Young British designer and Dover Street Market favorite Phoebe English has garnered considerable critical acclaim in recent years for her women’s wear, with its loose, abstract silhouettes, painstaking attention to detail and refined finish. Her men’s wear brand — with a look predominantly inspired by the style of her boyfriend, the artist and designer Sam Edkins, whom she met when she was 12 — includes many of her signatures, such as frayed edges and handwoven natural fabrics, and is now in its third season. “Phoebe, who has become a beloved fixture within London fashion week, has now offered men’s wear with an aesthetic that has taken the codes of her eponymous brand and emphatically shifted them toward a masculine dynamic,” Olivia Singer of AnOther magazine wrote last year.

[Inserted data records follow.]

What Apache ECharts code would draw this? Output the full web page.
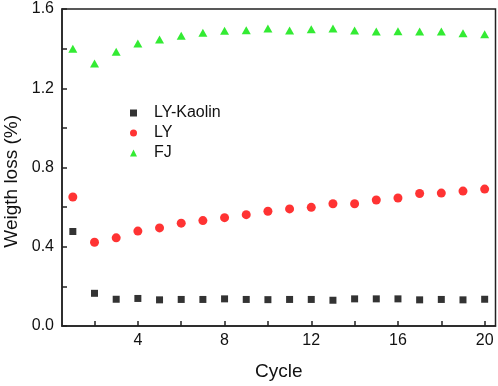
<!DOCTYPE html>
<html><head><meta charset="utf-8">
<script src="https://cdn.jsdelivr.net/npm/echarts@6/dist/echarts.min.js"></script>
<style>html,body{margin:0;padding:0;background:#fff}#c{width:498px;height:386px}</style>
</head><body><div id="c"></div>
<script>
const cycles = [1,2,3,4,5,6,7,8,9,10,11,12,13,14,15,16,17,18,19,20];
const lyKaolin = [0.477,0.165,0.135,0.139,0.132,0.134,0.134,0.137,0.134,0.133,0.134,0.134,0.130,0.137,0.137,0.137,0.132,0.134,0.132,0.135];
const ly = [0.651,0.423,0.445,0.479,0.495,0.519,0.532,0.547,0.562,0.579,0.591,0.599,0.617,0.617,0.636,0.646,0.669,0.671,0.681,0.691];
const fj = [1.399,1.325,1.384,1.426,1.446,1.465,1.480,1.490,1.493,1.501,1.491,1.498,1.501,1.491,1.486,1.488,1.486,1.486,1.478,1.473];
const xTicks = [2,4,6,8,10,12,14,16,18,20];
const xLabels = [4,8,12,16,20];
const yTicks = [0,0.2,0.4,0.6,0.8,1.0,1.2,1.4,1.6];
const yLabels = [0,0.4,0.8,1.2,1.6];
const seriesNames = ['LY-Kaolin','LY','FJ'];

const font = '"Liberation Sans", Arial, sans-serif';
const pairs = arr => cycles.map((c,i)=>[c,arr[i]]);
const chart = echarts.init(document.getElementById('c'));
chart.setOption({
  animation:false,
  textStyle:{fontFamily:font},
  grid:{left:62,top:9,right:2.5,bottom:58.4,show:true,borderColor:'#222',borderWidth:1.5,backgroundColor:'transparent'},
  legend:{
    orient:'vertical',left:125,top:100,itemWidth:7,itemHeight:7,itemGap:4,
    data:[{name:seriesNames[0],icon:'rect'},{name:seriesNames[1],icon:'circle'},{name:seriesNames[2],icon:'triangle'}],
    textStyle:{fontSize:16,color:'#111',fontFamily:font,padding:[0,0,0,12]}
  },
  xAxis:{type:'value',min:0.5,max:20.5,
    name:'Cycle',nameLocation:'middle',nameGap:36,nameTextStyle:{fontSize:19,color:'#111',fontFamily:font},
    axisLine:{lineStyle:{color:'#222',width:1.5}},
    axisTick:{inside:true,length:5,customValues:xTicks,lineStyle:{color:'#222',width:1.5}},
    axisLabel:{customValues:xLabels,fontSize:16,color:'#111',margin:7,fontFamily:font},
    splitLine:{show:false}},
  yAxis:{type:'value',min:0,max:1.6,
    axisLine:{show:true,lineStyle:{color:'#222',width:1.5}},
    axisTick:{show:true,inside:true,length:5,customValues:yTicks,lineStyle:{color:'#222',width:1.5}},
    axisLabel:{customValues:yLabels,fontSize:16,color:'#111',margin:8,fontFamily:font,formatter:v=>v.toFixed(1)},
    splitLine:{show:false}},
  graphic:[{type:'text',left:2,top:115,rotation:Math.PI/2,style:{text:'Weigth loss (%)',font:'19px '+font,fill:'#111'}}],
  series:[
    {name:seriesNames[0],type:'scatter',symbol:'rect',symbolSize:7,itemStyle:{color:'#000'},data:pairs(lyKaolin)},
    {name:seriesNames[1],type:'scatter',symbol:'circle',symbolSize:9,itemStyle:{color:'#ff0000'},data:pairs(ly)},
    {name:seriesNames[2],type:'scatter',symbol:'triangle',symbolSize:[9,8],itemStyle:{color:'#00e600'},data:pairs(fj)}
  ]
});
</script></body></html>
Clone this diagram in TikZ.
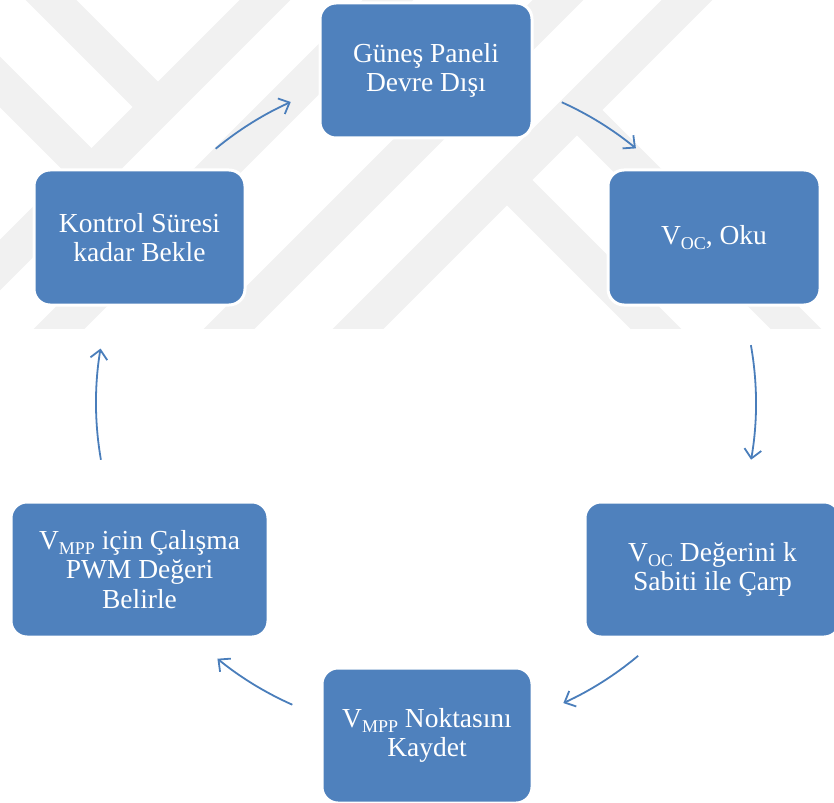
\documentclass[tikz,border=0pt]{standalone}
\usepackage{fontspec}
\setmainfont{Liberation Serif}
\usetikzlibrary{arrows.meta}
\definecolor{boxblue}{RGB}{79,129,189}
\definecolor{arrblue}{RGB}{74,126,187}
\definecolor{wm}{RGB}{241,241,241}
\newcommand{\sbs}[1]{\raisebox{-0.2em}{\fontsize{18}{18}\selectfont #1}}
\begin{document}
\begin{tikzpicture}[x=1pt,y=1pt,
  box/.style={rectangle, rounded corners=16pt, fill=boxblue, draw=white,
    line width=3pt, text=white, align=center, minimum height=135pt,
    inner sep=0pt, font=\fontsize{27.5}{29.5}\selectfont},
  cyc/.style={draw=arrblue, line width=1.8pt,
    -{Straight Barb[length=9pt,width=17pt,line width=1.8pt]}},
  band/.style={draw=wm, line width=36pt, line cap=butt}]
\useasboundingbox (0,0) rectangle (834,-802);
% watermark
\begin{scope}
  \clip (0,0) rectangle (834,-328);
  \draw[band] (-20,-285) -- (285,20);
  \draw[band] (40,-348) -- (408,20);
  \draw[band] (210,-348) -- (578,20);
  \draw[band] (339,-348) -- (707,20);
  \draw[band] (31,20) -- (158,-107);
  \draw[band] (-20,-62) -- (153,-235);
  \draw[band] (507,-180) -- (680,-353);
  \draw[band] (577,-110) -- (820,-353);
\end{scope}
% boxes
\node[box, minimum width=212pt] (n1) at (426,-70.5) {Güneş Paneli\\Devre Dışı};
\node[box, minimum width=212pt] (n2) at (714,-237.5) {V\sbs{OC}, Oku};
\node[box, minimum width=255pt] (n3) at (712.5,-569.5) {V\sbs{OC} Değerini k\\Sabiti ile Çarp};
\node[box, minimum width=210pt] (n4) at (427,-735.5) {V\sbs{MPP} Noktasını\\Kaydet};
\node[box, minimum width=257pt] (n5) at (139.5,-569.5) {V\sbs{MPP} için Çalışma\\PWM Değeri\\Belirle};
\node[box, minimum width=211pt] (n6) at (139.5,-237.5) {Kontrol Süresi\\kadar Bekle};
% cycle arrows
\coordinate (cc) at (426,-403);
\draw[cyc] ([shift={(129.6:330)}]cc) arc[start angle=129.6, end angle=114.2, radius=330pt];
\draw[cyc] ([shift={(65.7:330)}]cc) arc[start angle=65.7, end angle=50.5, radius=330pt];
\draw[cyc] ([shift={(10.1:330)}]cc) arc[start angle=10.1, end angle=-9.9, radius=330pt];
\draw[cyc] ([shift={(-50:330)}]cc) arc[start angle=-50, end angle=-65.4, radius=330pt];
\draw[cyc] ([shift={(-113.9:330)}]cc) arc[start angle=-113.9, end angle=-129.2, radius=330pt];
\draw[cyc] ([shift={(189.9:330)}]cc) arc[start angle=189.9, end angle=170.5, radius=330pt];
\end{tikzpicture}
\end{document}
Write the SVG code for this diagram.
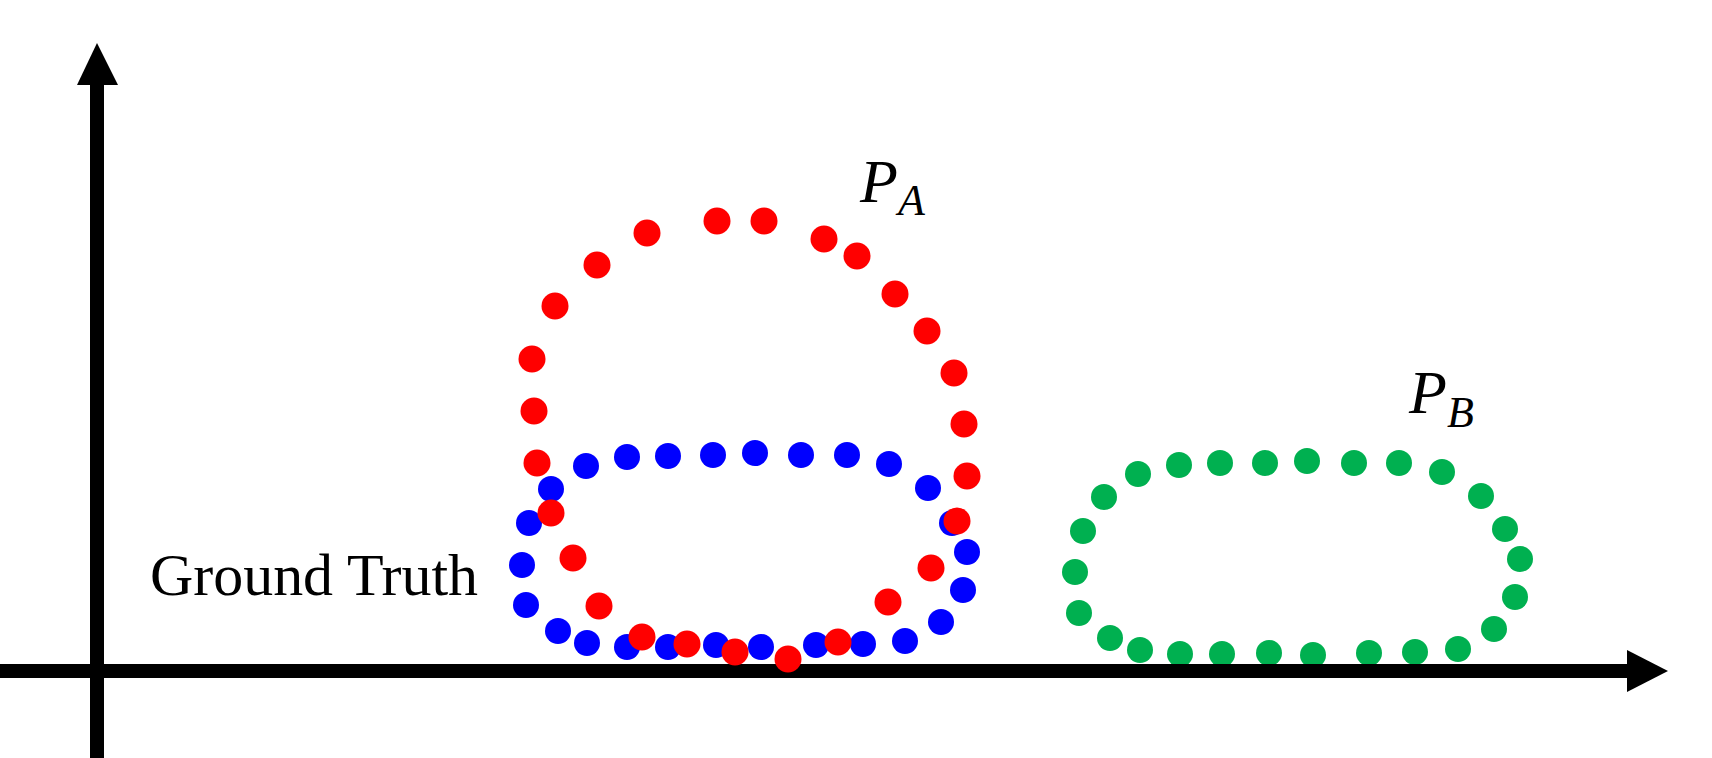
<svg xmlns="http://www.w3.org/2000/svg" width="1712" height="758" viewBox="0 0 1712 758">
<style>
.r{fill:#FF0000}.b{fill:#0000FF}.g{fill:#00B050}
.ax{stroke:#000;stroke-width:14;fill:none}
.lbl{font-family:"Liberation Serif",serif;fill:#000}
.math{font-family:"Liberation Serif",serif;font-style:italic;fill:#000}
</style>
<rect width="1712" height="758" fill="#fff"/>
<g id="PB">
<g class="g">
<circle cx="1138" cy="474" r="13"/><circle cx="1179" cy="465" r="13"/><circle cx="1220" cy="463" r="13"/><circle cx="1265" cy="463" r="13"/><circle cx="1307" cy="461" r="13"/><circle cx="1354" cy="463" r="13"/><circle cx="1399" cy="463" r="13"/><circle cx="1442" cy="472" r="13"/><circle cx="1481" cy="496" r="13"/><circle cx="1505" cy="529" r="13"/><circle cx="1520" cy="559" r="13"/><circle cx="1515" cy="597" r="13"/><circle cx="1494" cy="629" r="13"/><circle cx="1458" cy="649" r="13"/><circle cx="1415" cy="652" r="13"/><circle cx="1369" cy="653" r="13"/><circle cx="1313" cy="655" r="13"/><circle cx="1269" cy="653" r="13"/><circle cx="1222" cy="654" r="13"/><circle cx="1180" cy="654" r="13"/><circle cx="1140" cy="650" r="13"/><circle cx="1110" cy="638" r="13"/><circle cx="1079" cy="613" r="13"/><circle cx="1075" cy="572" r="13"/><circle cx="1083" cy="531" r="13"/><circle cx="1104" cy="497" r="13"/>
</g>
<text class="math" x="1409" y="413" font-size="62">P<tspan font-size="44" dy="14">B</tspan></text>
</g>
<g id="axes">
<line class="ax" x1="97" y1="758" x2="97" y2="82"/>
<polygon points="97,43 77,85 118,85" fill="#000"/>
<line class="ax" x1="0" y1="671" x2="1630" y2="671"/>
<polygon points="1668,671 1627,650 1627,692" fill="#000"/>
</g>
<g id="GT">
<g class="b">
<circle cx="586" cy="466" r="13"/><circle cx="627" cy="457" r="13"/><circle cx="668" cy="456" r="13"/><circle cx="713" cy="455" r="13"/><circle cx="755" cy="453" r="13"/><circle cx="801" cy="455" r="13"/><circle cx="847" cy="455" r="13"/><circle cx="889" cy="464" r="13"/><circle cx="928" cy="488" r="13"/><circle cx="952" cy="523" r="13"/><circle cx="967" cy="552" r="13"/><circle cx="963" cy="590" r="13"/><circle cx="941" cy="622" r="13"/><circle cx="905" cy="641" r="13"/><circle cx="863" cy="644" r="13"/><circle cx="816" cy="645" r="13"/><circle cx="761" cy="647" r="13"/><circle cx="716" cy="645" r="13"/><circle cx="668" cy="647" r="13"/><circle cx="627" cy="647" r="13"/><circle cx="587" cy="643" r="13"/><circle cx="558" cy="631" r="13"/><circle cx="526" cy="605" r="13"/><circle cx="522" cy="565" r="13"/><circle cx="529" cy="523" r="13"/><circle cx="551" cy="489" r="13"/>
</g>
<text class="lbl" x="150" y="595" font-size="60" textLength="328" lengthAdjust="spacingAndGlyphs">Ground Truth</text>
</g>
<g id="PA">
<g class="r">
<circle cx="647" cy="233" r="13.5"/><circle cx="717" cy="221" r="13.5"/><circle cx="764" cy="221" r="13.5"/><circle cx="824" cy="239" r="13.5"/><circle cx="857" cy="256" r="13.5"/><circle cx="895" cy="294" r="13.5"/><circle cx="927" cy="331" r="13.5"/><circle cx="954" cy="373" r="13.5"/><circle cx="964" cy="424" r="13.5"/><circle cx="597" cy="265" r="13.5"/><circle cx="555" cy="306" r="13.5"/><circle cx="532" cy="359" r="13.5"/><circle cx="534" cy="411" r="13.5"/>
<circle cx="537" cy="463" r="13.5"/><circle cx="967" cy="476" r="13.5"/><circle cx="551" cy="513" r="13.5"/><circle cx="957" cy="521" r="13.5"/><circle cx="573" cy="558" r="13.5"/><circle cx="931" cy="568" r="13.5"/><circle cx="599" cy="606" r="13.5"/><circle cx="888" cy="602" r="13.5"/><circle cx="642" cy="637" r="13.5"/><circle cx="687" cy="644" r="13.5"/><circle cx="735" cy="652" r="13.5"/><circle cx="788" cy="659" r="13.5"/><circle cx="838" cy="642" r="13.5"/>
</g>
<text class="math" x="860" y="202" font-size="62">P<tspan font-size="44" dy="13">A</tspan></text>
</g>
</svg>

The June presentation will take place with sponsorship from NEWGEN Men on Friday.

Maison Mihara Yasuhiro

The Japanese fashion designer Mihara Yasuhiro first made his name in footwear, before expanding into ready-to-wear in 1997 and showing his men’s wear collections in Paris, where he has long been considered an industry favorite. This season, for the first time, the 42-year-old is taking his particular brand of sartorial storytelling to London. “I started designing shoes through the influence of British shoe designer John Moore, and my design has always been based on British music, culture and history,” Mr. Yasuhiro said of the move. “Showing in London is like going back to my roots as a designer.” Expect pieces worn, torn, patched and decorated, along the lines of his January show, which was soaked with feeling and inspired by the post-World War I portraits of the German artist August Sander. The casually disheveled yet slick Yasuhiro aesthetic reflects the combination of simplicity paired with personality that come to define Japanese fashion — and it has created an army of devoted followers across the globe, particularly in his home country.